Некоторое время убийца глубоко дышал, а восстановившись, подошёл к металлическому столу и остановил работавший всё это время диктофон. Тот, кто сидел в кресле, остался недвижим.
21 августа, понедельник
По тому, как пара занимается любовью, можно сказать о ней очень и очень много. Если не всё.
Когда нежно и трепетно, с едва различимой осторожностью – эти любовники только начинают отношения, но очень хотят, чтобы их связь продлилась как можно дольше. Они изучают друг друга, стараясь отыскать точки и движения, которые будут наиболее приятны партнёру. И отыскивают их в мягких, необычайно уютных объятиях, которые не хочется разрывать. В которых хочется жить… Если постельные утехи проходят пылко и страстно, иногда яростно, до головокружения, когда нет запретов и страха перед экспериментами, то эта пара хорошо знает и абсолютно доверяет друг другу. Они находятся на пике отношений или, возможно, они относятся к счастливчикам, сумевшим отыскать того самого, единственного партнёра, с которым – и только с ним! – хочется заниматься любовью. Ни с кем больше. Не бояться экспериментировать и с радостью дарить партнёру счастье любить того, кто любит тебя. А бывает так, что о паре ничего нельзя сказать: ни хорошего, ни плохого. Их движения точны и уверенны, стоны и вздохи искренни, а всё внимание приковано друг к другу. Никто из них не отвлекается на собственные мысли, не бросает взгляды на часы или экран телефона, но… Но ни в стонах, ни в движениях, ни в скрипе кровати и даже в запахе пота нет ни малейшего намёка на любовь. На чувства. Они опытны, техничны и напоминают слаженную пару гребцов, подтверждающих в квалификационном заплыве своё право на выступление в финале. А оргазм – как «галочка» в судейской таблице: обязательная, но не вызывающая настоящих чувств «галочка».

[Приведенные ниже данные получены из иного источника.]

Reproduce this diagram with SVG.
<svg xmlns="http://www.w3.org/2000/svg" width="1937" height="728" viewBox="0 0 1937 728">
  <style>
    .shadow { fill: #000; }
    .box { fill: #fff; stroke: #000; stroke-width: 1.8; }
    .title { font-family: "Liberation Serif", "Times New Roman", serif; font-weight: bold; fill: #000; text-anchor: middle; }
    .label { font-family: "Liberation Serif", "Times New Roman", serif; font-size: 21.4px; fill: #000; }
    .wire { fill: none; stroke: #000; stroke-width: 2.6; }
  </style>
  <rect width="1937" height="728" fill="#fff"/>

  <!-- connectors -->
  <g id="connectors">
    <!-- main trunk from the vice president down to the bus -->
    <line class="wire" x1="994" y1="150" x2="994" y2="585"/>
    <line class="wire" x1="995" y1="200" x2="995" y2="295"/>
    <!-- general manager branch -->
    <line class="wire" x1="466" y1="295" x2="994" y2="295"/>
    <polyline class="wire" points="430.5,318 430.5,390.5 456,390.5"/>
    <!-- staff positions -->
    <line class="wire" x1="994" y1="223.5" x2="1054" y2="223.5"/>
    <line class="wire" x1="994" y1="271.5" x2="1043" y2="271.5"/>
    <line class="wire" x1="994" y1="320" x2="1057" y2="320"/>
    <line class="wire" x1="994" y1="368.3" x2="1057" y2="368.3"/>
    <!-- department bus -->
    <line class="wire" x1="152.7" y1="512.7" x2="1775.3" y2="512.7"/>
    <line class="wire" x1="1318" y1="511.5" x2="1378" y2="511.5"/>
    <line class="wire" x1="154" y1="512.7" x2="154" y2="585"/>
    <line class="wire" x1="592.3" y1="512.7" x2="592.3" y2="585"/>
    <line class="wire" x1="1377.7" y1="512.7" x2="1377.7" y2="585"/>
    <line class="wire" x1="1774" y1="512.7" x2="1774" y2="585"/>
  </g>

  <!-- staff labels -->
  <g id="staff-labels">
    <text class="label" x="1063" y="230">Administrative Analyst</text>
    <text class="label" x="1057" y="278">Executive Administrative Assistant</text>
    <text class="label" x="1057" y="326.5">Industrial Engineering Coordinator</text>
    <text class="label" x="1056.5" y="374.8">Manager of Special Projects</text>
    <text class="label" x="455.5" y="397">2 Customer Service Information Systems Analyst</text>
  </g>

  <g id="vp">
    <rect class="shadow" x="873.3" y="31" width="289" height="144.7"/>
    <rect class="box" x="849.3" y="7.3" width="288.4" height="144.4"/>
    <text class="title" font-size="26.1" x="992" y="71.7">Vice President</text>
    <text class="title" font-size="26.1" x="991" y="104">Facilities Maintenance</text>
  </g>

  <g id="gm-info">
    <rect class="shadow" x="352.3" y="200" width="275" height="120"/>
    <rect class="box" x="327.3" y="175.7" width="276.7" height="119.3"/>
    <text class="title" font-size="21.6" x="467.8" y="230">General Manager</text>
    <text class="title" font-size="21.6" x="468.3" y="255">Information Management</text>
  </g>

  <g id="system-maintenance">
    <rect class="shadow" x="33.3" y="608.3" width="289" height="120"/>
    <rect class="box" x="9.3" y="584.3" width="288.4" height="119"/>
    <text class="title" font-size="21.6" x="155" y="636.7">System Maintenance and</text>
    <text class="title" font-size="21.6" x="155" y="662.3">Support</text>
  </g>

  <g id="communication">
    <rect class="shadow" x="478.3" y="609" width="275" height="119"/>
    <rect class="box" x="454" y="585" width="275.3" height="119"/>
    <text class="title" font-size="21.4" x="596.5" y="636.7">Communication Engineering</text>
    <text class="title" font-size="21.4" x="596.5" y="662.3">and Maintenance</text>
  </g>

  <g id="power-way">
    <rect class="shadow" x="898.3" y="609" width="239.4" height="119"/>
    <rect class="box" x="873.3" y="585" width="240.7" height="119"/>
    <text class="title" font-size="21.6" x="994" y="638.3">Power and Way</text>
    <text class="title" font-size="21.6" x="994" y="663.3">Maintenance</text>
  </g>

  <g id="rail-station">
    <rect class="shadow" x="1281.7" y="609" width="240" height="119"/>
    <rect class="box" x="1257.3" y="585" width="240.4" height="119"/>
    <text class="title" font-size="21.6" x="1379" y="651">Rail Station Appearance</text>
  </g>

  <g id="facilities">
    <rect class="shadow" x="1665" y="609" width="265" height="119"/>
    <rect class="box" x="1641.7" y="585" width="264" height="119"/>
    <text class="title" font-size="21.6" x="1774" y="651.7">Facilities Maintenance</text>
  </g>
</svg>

Именно так – технично, ласкали друг друга в утренней спальне Карина и Гриша. При этом нельзя сказать, что они проводили обязательный ритуал, что-то вроде запланированного в ежедневнике действа: «Утренний секс (для здоровья) – полчаса». Совсем нет. Первым проснулся Гриша – ещё до будильника, сладко потянулся, коснувшись при этом лежащей рядом женщины, открыл глаза, несколько мгновений смотрел в потолок, затем повернул голову, улыбнулся Карине и нежно поцеловал её в плечо.
– У меня есть ещё шесть минут, – пробормотала Карина, не открывая глаза.

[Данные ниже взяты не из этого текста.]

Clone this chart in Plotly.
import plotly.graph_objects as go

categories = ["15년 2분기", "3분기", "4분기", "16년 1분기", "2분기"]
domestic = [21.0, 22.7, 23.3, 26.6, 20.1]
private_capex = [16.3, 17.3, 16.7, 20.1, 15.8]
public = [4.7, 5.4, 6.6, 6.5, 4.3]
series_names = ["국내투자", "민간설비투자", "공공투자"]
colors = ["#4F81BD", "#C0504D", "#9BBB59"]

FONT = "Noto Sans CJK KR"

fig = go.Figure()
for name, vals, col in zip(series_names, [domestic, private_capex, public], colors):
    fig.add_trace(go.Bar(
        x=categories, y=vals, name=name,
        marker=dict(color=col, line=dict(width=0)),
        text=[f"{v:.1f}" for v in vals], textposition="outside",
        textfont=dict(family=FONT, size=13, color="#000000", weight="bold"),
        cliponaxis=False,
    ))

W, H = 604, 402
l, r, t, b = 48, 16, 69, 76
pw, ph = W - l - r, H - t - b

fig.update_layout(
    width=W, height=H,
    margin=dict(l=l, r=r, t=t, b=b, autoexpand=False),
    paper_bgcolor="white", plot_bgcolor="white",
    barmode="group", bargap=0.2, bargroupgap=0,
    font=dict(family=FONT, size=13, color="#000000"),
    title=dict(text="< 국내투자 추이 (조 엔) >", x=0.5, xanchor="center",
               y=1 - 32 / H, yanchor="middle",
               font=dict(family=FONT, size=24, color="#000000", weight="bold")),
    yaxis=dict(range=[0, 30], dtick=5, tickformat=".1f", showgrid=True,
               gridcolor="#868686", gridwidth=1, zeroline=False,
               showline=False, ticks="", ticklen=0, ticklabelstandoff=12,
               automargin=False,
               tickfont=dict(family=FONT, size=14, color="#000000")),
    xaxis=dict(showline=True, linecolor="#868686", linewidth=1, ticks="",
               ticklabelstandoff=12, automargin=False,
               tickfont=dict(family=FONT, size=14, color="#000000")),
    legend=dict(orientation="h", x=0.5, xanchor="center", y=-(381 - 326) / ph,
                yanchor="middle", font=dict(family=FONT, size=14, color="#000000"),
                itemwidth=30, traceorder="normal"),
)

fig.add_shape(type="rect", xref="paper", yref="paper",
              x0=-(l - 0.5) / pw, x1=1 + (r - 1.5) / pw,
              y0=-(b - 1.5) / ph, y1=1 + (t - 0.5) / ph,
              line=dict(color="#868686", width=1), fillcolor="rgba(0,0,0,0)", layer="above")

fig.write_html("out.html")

Как она ухитрялась с неимоверной точностью определять оставшееся до подъёма время, оставалось загадкой для всех, кто знал молодую женщину. В том числе – для тех, кто знал с детства.
По голосу, пусть и немного приглушённому, Гриша понял, что Карина в настроении и готова уделить ему намного больше, чем шесть минут, перевернулся на бок и чуть подался вперёд. Тем более что он сам был в «настроении». В том самом «настроении», которое его и разбудило. Карина улыбнулась, а когда мужчина оказался совсем рядом, обняла его за шею, подалась навстречу, мягко впустив в себя, и промурлыкала:
– Мы что, слишком рано легли спать и ты успел набраться сил?
– Нет, просто рядом с тобой невозможно сдерживаться.
Карина знала, что Гриша не лжёт: она возбуждала его так же сильно, как несколько лет назад, в самом начале знакомства.